» THE PROBLEM
Return exactly, please, the lines that run from the line with "Give me the Plotly source for this chart." to the line with "values = [57.4, 40.4, 0.8, 0.1, 1.3]", ends included, and omit all pictures.

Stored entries
* * * * * * *

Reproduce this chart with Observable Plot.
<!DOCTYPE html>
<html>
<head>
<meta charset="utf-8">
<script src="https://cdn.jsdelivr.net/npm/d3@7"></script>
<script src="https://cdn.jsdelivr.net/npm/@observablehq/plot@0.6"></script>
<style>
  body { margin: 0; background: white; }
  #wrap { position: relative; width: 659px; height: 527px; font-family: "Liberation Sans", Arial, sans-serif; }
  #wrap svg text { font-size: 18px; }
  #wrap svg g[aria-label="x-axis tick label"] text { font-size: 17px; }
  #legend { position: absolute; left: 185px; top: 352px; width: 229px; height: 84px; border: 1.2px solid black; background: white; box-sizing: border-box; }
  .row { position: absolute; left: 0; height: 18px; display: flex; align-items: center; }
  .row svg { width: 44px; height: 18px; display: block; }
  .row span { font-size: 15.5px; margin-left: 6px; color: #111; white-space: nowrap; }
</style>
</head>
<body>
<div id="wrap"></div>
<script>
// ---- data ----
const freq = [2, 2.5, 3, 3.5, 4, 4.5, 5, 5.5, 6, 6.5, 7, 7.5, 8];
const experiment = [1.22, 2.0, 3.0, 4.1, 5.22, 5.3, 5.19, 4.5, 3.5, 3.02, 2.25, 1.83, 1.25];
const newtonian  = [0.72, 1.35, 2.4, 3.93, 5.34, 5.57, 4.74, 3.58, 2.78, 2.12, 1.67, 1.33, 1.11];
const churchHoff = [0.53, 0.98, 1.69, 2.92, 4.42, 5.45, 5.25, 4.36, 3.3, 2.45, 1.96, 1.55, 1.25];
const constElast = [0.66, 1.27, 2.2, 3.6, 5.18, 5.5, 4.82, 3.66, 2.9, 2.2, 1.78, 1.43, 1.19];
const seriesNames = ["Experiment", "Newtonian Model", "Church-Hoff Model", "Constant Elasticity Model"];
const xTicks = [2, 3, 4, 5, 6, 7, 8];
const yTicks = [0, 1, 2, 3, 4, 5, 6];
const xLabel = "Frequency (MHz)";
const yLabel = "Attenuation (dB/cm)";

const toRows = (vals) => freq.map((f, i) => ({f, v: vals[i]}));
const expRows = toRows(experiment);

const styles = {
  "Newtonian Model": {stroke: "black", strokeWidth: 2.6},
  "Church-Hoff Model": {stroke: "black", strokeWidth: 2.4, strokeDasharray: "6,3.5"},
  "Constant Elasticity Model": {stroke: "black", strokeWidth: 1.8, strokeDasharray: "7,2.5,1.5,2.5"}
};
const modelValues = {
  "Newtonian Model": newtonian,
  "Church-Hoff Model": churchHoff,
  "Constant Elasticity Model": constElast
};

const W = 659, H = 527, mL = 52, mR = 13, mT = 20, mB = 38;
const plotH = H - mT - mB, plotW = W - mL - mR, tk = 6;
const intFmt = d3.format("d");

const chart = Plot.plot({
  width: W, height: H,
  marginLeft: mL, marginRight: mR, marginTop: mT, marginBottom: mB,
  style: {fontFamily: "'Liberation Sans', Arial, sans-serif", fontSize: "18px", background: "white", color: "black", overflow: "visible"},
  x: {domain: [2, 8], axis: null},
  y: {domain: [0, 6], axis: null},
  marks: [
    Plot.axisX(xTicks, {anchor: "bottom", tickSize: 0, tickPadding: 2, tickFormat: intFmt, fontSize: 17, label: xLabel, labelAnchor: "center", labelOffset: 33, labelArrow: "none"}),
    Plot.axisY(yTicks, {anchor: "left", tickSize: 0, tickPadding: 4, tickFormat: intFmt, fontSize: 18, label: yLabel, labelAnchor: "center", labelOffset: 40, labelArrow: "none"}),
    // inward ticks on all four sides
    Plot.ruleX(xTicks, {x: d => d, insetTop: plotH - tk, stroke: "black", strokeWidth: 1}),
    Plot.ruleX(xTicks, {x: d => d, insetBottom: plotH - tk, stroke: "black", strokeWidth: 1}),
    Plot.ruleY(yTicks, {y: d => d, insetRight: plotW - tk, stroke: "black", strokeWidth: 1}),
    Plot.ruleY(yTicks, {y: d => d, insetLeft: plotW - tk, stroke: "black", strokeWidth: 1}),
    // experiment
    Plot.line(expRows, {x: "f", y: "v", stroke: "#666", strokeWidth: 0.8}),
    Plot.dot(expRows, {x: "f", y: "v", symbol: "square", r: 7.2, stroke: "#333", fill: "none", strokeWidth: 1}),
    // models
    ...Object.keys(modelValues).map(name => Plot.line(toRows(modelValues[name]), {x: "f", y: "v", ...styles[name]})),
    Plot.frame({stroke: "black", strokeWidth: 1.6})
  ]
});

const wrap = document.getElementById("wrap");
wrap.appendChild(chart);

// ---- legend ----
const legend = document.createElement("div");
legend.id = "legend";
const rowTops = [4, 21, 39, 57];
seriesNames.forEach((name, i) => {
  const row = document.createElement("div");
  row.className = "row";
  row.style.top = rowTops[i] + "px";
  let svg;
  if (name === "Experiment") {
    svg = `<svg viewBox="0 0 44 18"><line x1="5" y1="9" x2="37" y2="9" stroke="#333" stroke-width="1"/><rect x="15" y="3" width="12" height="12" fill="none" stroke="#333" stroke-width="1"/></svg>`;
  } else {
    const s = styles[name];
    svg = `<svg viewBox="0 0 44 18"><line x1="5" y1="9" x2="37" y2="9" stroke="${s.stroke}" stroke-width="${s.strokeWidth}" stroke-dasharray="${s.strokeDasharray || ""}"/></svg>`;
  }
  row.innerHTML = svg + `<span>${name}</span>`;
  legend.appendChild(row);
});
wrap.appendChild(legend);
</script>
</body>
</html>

* * * * * * *

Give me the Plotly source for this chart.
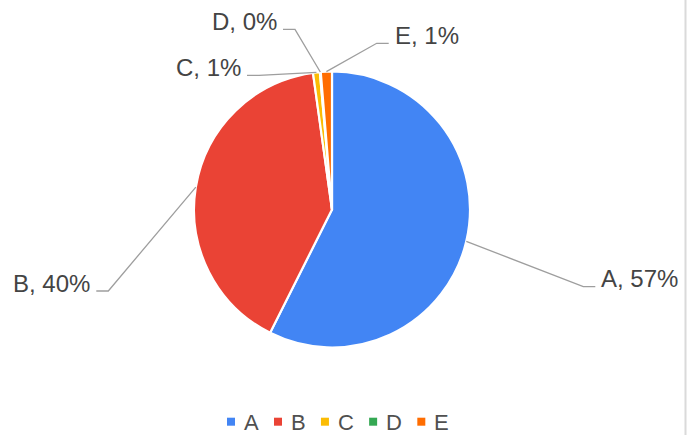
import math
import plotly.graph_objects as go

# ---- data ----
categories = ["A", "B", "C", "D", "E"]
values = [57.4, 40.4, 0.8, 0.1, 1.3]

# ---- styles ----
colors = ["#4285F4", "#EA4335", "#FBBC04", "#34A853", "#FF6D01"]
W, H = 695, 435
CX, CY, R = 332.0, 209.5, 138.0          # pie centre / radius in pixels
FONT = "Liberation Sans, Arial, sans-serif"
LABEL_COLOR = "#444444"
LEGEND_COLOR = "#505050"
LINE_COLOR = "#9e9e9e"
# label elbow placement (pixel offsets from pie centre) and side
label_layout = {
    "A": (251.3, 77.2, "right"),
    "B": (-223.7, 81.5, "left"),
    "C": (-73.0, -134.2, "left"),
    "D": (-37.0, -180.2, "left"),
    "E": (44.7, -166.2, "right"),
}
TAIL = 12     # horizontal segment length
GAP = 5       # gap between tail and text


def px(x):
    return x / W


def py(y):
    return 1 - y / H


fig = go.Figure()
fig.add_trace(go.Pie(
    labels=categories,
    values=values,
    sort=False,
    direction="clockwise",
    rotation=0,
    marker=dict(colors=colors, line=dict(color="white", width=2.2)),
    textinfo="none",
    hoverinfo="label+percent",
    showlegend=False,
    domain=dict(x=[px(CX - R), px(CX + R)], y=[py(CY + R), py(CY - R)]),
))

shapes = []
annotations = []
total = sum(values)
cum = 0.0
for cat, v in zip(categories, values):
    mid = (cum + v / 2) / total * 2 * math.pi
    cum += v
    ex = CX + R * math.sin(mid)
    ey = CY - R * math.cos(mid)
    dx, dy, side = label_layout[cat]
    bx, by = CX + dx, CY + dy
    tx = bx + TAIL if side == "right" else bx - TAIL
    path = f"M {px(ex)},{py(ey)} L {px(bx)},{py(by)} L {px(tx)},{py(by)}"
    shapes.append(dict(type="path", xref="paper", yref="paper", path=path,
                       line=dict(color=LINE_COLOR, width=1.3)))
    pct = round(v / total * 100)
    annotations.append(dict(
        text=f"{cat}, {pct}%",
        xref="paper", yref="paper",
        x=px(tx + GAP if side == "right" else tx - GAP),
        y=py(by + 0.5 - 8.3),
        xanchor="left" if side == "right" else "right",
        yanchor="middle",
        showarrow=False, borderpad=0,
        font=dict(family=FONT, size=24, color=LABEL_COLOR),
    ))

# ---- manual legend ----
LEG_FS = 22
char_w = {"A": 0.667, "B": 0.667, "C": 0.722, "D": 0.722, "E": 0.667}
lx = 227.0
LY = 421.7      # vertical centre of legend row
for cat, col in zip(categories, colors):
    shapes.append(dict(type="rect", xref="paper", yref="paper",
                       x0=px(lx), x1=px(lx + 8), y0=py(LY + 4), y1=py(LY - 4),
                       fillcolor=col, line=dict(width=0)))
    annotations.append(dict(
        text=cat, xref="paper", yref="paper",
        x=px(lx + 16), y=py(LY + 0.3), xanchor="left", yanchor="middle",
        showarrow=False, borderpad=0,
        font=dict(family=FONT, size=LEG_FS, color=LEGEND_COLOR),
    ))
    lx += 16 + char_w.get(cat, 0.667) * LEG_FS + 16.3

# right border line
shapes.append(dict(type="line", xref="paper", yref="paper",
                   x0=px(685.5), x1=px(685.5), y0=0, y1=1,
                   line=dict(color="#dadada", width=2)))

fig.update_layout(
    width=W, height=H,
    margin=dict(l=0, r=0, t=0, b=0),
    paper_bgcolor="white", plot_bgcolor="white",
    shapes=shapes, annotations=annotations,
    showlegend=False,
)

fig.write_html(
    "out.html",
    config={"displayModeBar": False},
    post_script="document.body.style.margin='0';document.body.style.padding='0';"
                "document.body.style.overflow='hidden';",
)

* * * * * * *

» WRITTEN SOLUTION
Give me the Plotly source for this chart.
import math
import plotly.graph_objects as go

# ---- data ----
categories = ["A", "B", "C", "D", "E"]
values = [57.4, 40.4, 0.8, 0.1, 1.3]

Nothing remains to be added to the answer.